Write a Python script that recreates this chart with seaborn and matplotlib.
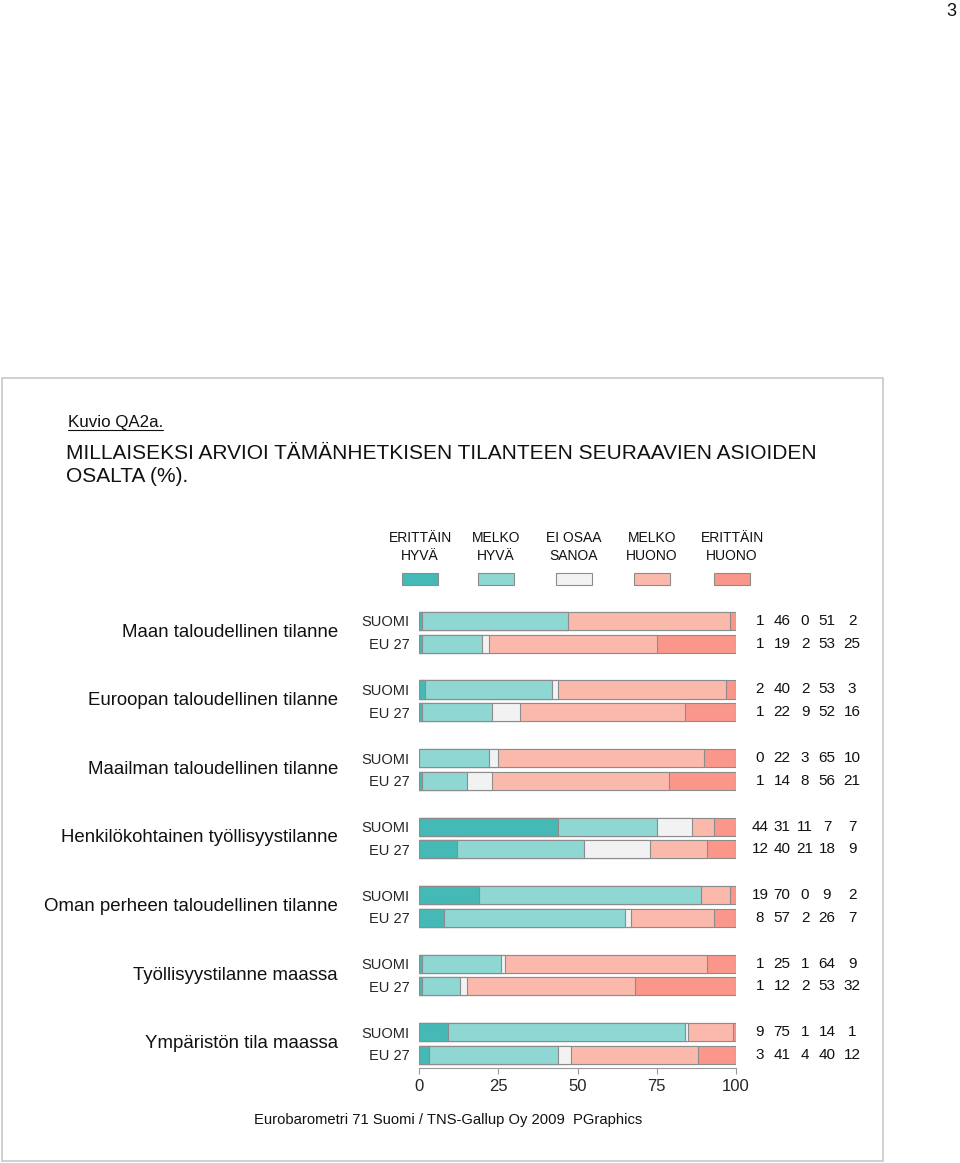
import numpy as np
import pandas as pd
import seaborn as sns
import matplotlib.pyplot as plt
from matplotlib.patches import Rectangle
from matplotlib.transforms import blended_transform_factory

groups = ["Maan taloudellinen tilanne", "Euroopan taloudellinen tilanne",
          "Maailman taloudellinen tilanne", "Henkilökohtainen työllisyystilanne",
          "Oman perheen taloudellinen tilanne", "Työllisyystilanne maassa",
          "Ympäristön tila maassa"]
suomi = [[1, 46, 0, 51, 2], [2, 40, 2, 53, 3], [0, 22, 3, 65, 10], [44, 31, 11, 7, 7],
         [19, 70, 0, 9, 2], [1, 25, 1, 64, 9], [9, 75, 1, 14, 1]]
eu27 = [[1, 19, 2, 53, 25], [1, 22, 9, 52, 16], [1, 14, 8, 56, 21], [12, 40, 21, 18, 9],
        [8, 57, 2, 26, 7], [1, 12, 2, 53, 32], [3, 41, 4, 40, 12]]
answers = ["ERITTÄIN\nHYVÄ", "MELKO\nHYVÄ", "EI OSAA\nSANOA", "MELKO\nHUONO", "ERITTÄIN\nHUONO"]
colors = ["#45b9b6", "#8fd7d3", "#f2f2f2", "#fbb9ac", "#fa978a"]
xticks = [0, 25, 50, 75, 100]

sns.set_style("white")
plt.rcParams["font.family"] = ["Liberation Sans", "DejaVu Sans"]

# one row per bar, plus an empty slot between groups
rows, order, labels = [], [], []
for i, g in enumerate(groups):
    for tag, vals in (("SUOMI", suomi[i]), ("EU 27", eu27[i])):
        rid = f"{i}_{tag}"
        cum = np.cumsum(vals)
        rows.append({"row": rid, **{f"c{k}": cum[k] for k in range(5)},
                     **{f"v{k}": vals[k] for k in range(5)}})
        order.append(rid)
        labels.append(tag)
    if i < len(groups) - 1:
        order.append(f"{i}_gap")
        labels.append("")
df = pd.DataFrame(rows)

fig = plt.figure(figsize=(9.6, 11.63), dpi=100)
ax = fig.add_axes([419 / 960, 0.0817, 317 / 960, 0.3932])

for k in range(4, -1, -1):
    sns.barplot(data=df, x=f"c{k}", y="row", order=order, orient="h",
                color=colors[k], saturation=1, edgecolor="#8c8c8c",
                linewidth=0.8, width=0.79, ax=ax)

ax.set_xlim(0, 100)
ax.set_ylim(19.57, -0.45)
ax.set_xticks(xticks)
ax.set_xticklabels([str(t) for t in xticks], fontsize=12)
ax.set_yticks(range(len(order)))
ax.set_yticklabels(labels, fontsize=10.5)
ax.tick_params(axis="y", length=0, pad=7)
ax.tick_params(axis="x", length=4, color="#999999", bottom=True, pad=4)
ax.set_xlabel("")
ax.set_ylabel("")
for s in ["top", "right", "left"]:
    ax.spines[s].set_visible(False)
ax.spines["bottom"].set_color("#999999")
ax.spines["bottom"].set_linewidth(0.8)

tr = blended_transform_factory(ax.transAxes, ax.transData)
num_x = [1.0757, 1.1451, 1.2177, 1.287, 1.366]
for _, r in df.iterrows():
    y = order.index(r["row"])
    for k in range(5):
        ax.text(num_x[k], y, str(int(r[f"v{k}"])), transform=tr, ha="center",
                va="center", fontsize=11, color="#111111")
for i, g in enumerate(groups):
    ax.text(-0.2555, i * 3 + 0.5, g, transform=tr, ha="right", va="center",
            fontsize=13.4, color="#111111")

# legend above the bars
px = fig.transFigure
H = 1163
leg_x = [420, 496, 574, 652, 732]
for k in range(5):
    fig.text(leg_x[k] / 960, 1 - 547 / H, answers[k], ha="center", va="center",
             fontsize=10, linespacing=1.45, color="#111111")
    fig.patches.append(Rectangle(((leg_x[k] - 18) / 960, 1 - 585 / H), 36 / 960, 12 / H,
                                 transform=px, facecolor=colors[k],
                                 edgecolor="#8c8c8c", linewidth=0.8))

# frame and texts
fig.patches.append(Rectangle((2 / 960, 1 - 1161 / H), 881 / 960, 783 / H, transform=px,
                             fill=False, edgecolor="#c8c8c8", linewidth=1.2))
fig.text(68 / 960, 1 - 422 / H, "Kuvio QA2a.", ha="left", va="center", fontsize=12.2,
         color="#111111")
fig.add_artist(plt.Line2D([68 / 960, 163 / 960], [1 - 430 / H, 1 - 430 / H],
                          color="#111111", linewidth=0.8))
fig.text(66 / 960, 1 - 465 / H,
         "MILLAISEKSI ARVIOI TÄMÄNHETKISEN TILANTEEN SEURAAVIEN ASIOIDEN\nOSALTA (%).",
         ha="left", va="center", fontsize=15, linespacing=1.25, color="#111111")
fig.text(448 / 960, 1 - 1120 / H, "Eurobarometri 71 Suomi / TNS-Gallup Oy 2009  PGraphics",
         ha="center", va="center", fontsize=10.6, color="#111111")
fig.text(951 / 960, 1 - 12 / H, "3", ha="center", va="center", fontsize=13,
         color="#111111")

fig.savefig("out.png", dpi=100, facecolor="white")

☆ ☆ ☆ ☆ ☆ ☆ ☆

▸ **Task requirements**
Each line of the material must be retyped exactly, except that images are omitted.

▸ **Task response**
Write a Python script that recreates this chart with seaborn and matplotlib.
import numpy as np
import pandas as pd
import seaborn as sns
import matplotlib.pyplot as plt
from matplotlib.patches import Rectangle
from matplotlib.transforms import blended_transform_factory

groups = ["Maan taloudellinen tilanne", "Euroopan taloudellinen tilanne",
          "Maailman taloudellinen tilanne", "Henkilökohtainen työllisyystilanne",
          "Oman perheen taloudellinen tilanne", "Työllisyystilanne maassa",
          "Ympäristön tila maassa"]
suomi = [[1, 46, 0, 51, 2], [2, 40, 2, 53, 3], [0, 22, 3, 65, 10], [44, 31, 11, 7, 7],
         [19, 70, 0, 9, 2], [1, 25, 1, 64, 9], [9, 75, 1, 14, 1]]
eu27 = [[1, 19, 2, 53, 25], [1, 22, 9, 52, 16], [1, 14, 8, 56, 21], [12, 40, 21, 18, 9],
        [8, 57, 2, 26, 7], [1, 12, 2, 53, 32], [3, 41, 4, 40, 12]]
answers = ["ERITTÄIN\nHYVÄ", "MELKO\nHYVÄ", "EI OSAA\nSANOA", "MELKO\nHUONO", "ERITTÄIN\nHUONO"]
colors = ["#45b9b6", "#8fd7d3", "#f2f2f2", "#fbb9ac", "#fa978a"]
xticks = [0, 25, 50, 75, 100]

sns.set_style("white")
plt.rcParams["font.family"] = ["Liberation Sans", "DejaVu Sans"]

# one row per bar, plus an empty slot between groups
rows, order, labels = [], [], []
for i, g in enumerate(groups):
    for tag, vals in (("SUOMI", suomi[i]), ("EU 27", eu27[i])):
        rid = f"{i}_{tag}"
        cum = np.cumsum(vals)
        rows.append({"row": rid, **{f"c{k}": cum[k] for k in range(5)},
                     **{f"v{k}": vals[k] for k in range(5)}})
        order.append(rid)
        labels.append(tag)
    if i < len(groups) - 1:
        order.append(f"{i}_gap")
        labels.append("")
df = pd.DataFrame(rows)

fig = plt.figure(figsize=(9.6, 11.63), dpi=100)
ax = fig.add_axes([419 / 960, 0.0817, 317 / 960, 0.3932])

for k in range(4, -1, -1):
    sns.barplot(data=df, x=f"c{k}", y="row", order=order, orient="h",
                color=colors[k], saturation=1, edgecolor="#8c8c8c",
                linewidth=0.8, width=0.79, ax=ax)

ax.set_xlim(0, 100)
ax.set_ylim(19.57, -0.45)
ax.set_xticks(xticks)
ax.set_xticklabels([str(t) for t in xticks], fontsize=12)
ax.set_yticks(range(len(order)))
ax.set_yticklabels(labels, fontsize=10.5)
ax.tick_params(axis="y", length=0, pad=7)
ax.tick_params(axis="x", length=4, color="#999999", bottom=True, pad=4)
ax.set_xlabel("")
ax.set_ylabel("")
for s in ["top", "right", "left"]:
    ax.spines[s].set_visible(False)
ax.spines["bottom"].set_color("#999999")
ax.spines["bottom"].set_linewidth(0.8)

tr = blended_transform_factory(ax.transAxes, ax.transData)
num_x = [1.0757, 1.1451, 1.2177, 1.287, 1.366]
for _, r in df.iterrows():
    y = order.index(r["row"])
    for k in range(5):
        ax.text(num_x[k], y, str(int(r[f"v{k}"])), transform=tr, ha="center",
                va="center", fontsize=11, color="#111111")
for i, g in enumerate(groups):
    ax.text(-0.2555, i * 3 + 0.5, g, transform=tr, ha="right", va="center",
            fontsize=13.4, color="#111111")

# legend above the bars
px = fig.transFigure
H = 1163
leg_x = [420, 496, 574, 652, 732]
for k in range(5):
    fig.text(leg_x[k] / 960, 1 - 547 / H, answers[k], ha="center", va="center",
             fontsize=10, linespacing=1.45, color="#111111")
    fig.patches.append(Rectangle(((leg_x[k] - 18) / 960, 1 - 585 / H), 36 / 960, 12 / H,
                                 transform=px, facecolor=colors[k],
                                 edgecolor="#8c8c8c", linewidth=0.8))

# frame and texts
fig.patches.append(Rectangle((2 / 960, 1 - 1161 / H), 881 / 960, 783 / H, transform=px,
                             fill=False, edgecolor="#c8c8c8", linewidth=1.2))
fig.text(68 / 960, 1 - 422 / H, "Kuvio QA2a.", ha="left", va="center", fontsize=12.2,
         color="#111111")
fig.add_artist(plt.Line2D([68 / 960, 163 / 960], [1 - 430 / H, 1 - 430 / H],
                          color="#111111", linewidth=0.8))
fig.text(66 / 960, 1 - 465 / H,
         "MILLAISEKSI ARVIOI TÄMÄNHETKISEN TILANTEEN SEURAAVIEN ASIOIDEN\nOSALTA (%).",
         ha="left", va="center", fontsize=15, linespacing=1.25, color="#111111")
fig.text(448 / 960, 1 - 1120 / H, "Eurobarometri 71 Suomi / TNS-Gallup Oy 2009  PGraphics",
         ha="center", va="center", fontsize=10.6, color="#111111")
fig.text(951 / 960, 1 - 12 / H, "3", ha="center", va="center", fontsize=13,
         color="#111111")

fig.savefig("out.png", dpi=100, facecolor="white")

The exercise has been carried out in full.